Źródła Yahoo! Sports poinformowały, że Portland Trail Blazers znaleźli nowego/starego zastępcę dla Damiana Lillarda. Jest nim znany z występów w Oregonie Steve Blake, który poprzednio zakładał koszulkę PTB w 2005/2006 i 2007/2010.
34-letni rozgrywający związał się dwuletnią umową, która jest wpasowuje się w bi-annual exception i da mu około 4.2 mln $ + ma zapisaną opcję zawodnika na drugi sezon.
Blake w poprzednim sezonie reprezentował barwy Los Angeles Lakers i później Golden State Warriors. Średnio notował 7.0 ppg i 5.6 apg.
przyszli: Kaman + Blake
odeszli: Mo (prawdopodobnie)
O ile Kaman na + to Blake moim zdaniem słabszy zawodnik niż Mo, który potrafił sam kreować sobie pozycje, świetnie biegał i nieźle podawał.
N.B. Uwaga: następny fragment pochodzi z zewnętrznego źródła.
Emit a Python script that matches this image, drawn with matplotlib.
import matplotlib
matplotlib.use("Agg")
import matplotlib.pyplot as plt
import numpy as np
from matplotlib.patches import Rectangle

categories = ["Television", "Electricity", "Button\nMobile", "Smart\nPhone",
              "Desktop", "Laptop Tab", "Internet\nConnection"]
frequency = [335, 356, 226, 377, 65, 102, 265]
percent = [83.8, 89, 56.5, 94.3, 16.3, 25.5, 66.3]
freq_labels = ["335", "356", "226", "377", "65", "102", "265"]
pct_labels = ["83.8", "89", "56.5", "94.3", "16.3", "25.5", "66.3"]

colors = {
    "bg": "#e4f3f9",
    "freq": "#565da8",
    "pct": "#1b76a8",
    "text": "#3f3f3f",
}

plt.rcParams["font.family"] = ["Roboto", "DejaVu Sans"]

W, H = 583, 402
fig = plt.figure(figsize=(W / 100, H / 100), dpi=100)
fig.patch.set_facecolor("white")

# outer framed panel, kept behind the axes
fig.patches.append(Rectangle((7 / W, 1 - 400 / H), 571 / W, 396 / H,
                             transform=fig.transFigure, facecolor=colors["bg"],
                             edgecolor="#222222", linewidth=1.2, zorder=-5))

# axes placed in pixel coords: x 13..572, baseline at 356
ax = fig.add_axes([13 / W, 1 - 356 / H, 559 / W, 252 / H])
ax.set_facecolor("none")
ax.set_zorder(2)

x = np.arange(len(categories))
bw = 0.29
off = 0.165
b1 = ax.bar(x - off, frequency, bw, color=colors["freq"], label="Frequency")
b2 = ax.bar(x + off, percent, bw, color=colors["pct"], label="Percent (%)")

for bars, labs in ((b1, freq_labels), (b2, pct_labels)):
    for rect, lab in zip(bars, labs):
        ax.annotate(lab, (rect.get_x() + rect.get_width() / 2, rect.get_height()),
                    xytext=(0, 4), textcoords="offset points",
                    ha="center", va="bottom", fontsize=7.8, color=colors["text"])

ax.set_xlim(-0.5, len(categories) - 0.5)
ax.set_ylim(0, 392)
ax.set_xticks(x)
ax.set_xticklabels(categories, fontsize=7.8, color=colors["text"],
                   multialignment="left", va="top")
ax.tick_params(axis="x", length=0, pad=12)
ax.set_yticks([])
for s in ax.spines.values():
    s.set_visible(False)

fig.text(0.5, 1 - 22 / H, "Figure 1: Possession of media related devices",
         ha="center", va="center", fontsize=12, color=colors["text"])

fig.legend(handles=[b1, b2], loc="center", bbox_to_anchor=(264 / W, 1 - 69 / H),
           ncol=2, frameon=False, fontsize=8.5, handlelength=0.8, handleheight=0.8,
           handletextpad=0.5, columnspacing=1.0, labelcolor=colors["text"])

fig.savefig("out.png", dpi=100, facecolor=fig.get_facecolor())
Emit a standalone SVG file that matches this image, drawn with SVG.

Oby Olshey wyciągnał jeszcze jakiegos asa w rekawie bo przy tych wzmocnieniach na zachodzie bd ciezko o pierwszą 6 PTB
Mo na bank, rozmawia na razie z Mavs.
Na bank w Blazers?
Że co?? Kurtka na wacie %#%+&°$# !! Blake,znowu!?!? Nie ma co,PTB szaleją na rynku transferowym. Kaman jeszcze może się przydać,ale Blake??. Zagra jeden dobry mecz (jeśli taki będzie) i znowu odejdzie,aby wrócić,jak się noga powinie. Zdecydowanie na „nie”. Chyba,że oznacza to większe minuty dla McColluma.
Ten kontrakt to najlepsza decyzja od czasu podpisania Blake’a w 2007 roku ;)
Blake za taką kasę to nie jest zły deal. Przy grającym po 36-38 minut Lillardzie to jak znalazł. Jakby udało się do drużyny zdobyć jeszcze ze 2 zadaniowców do drugiego unitu, będzie bardzo dobrze.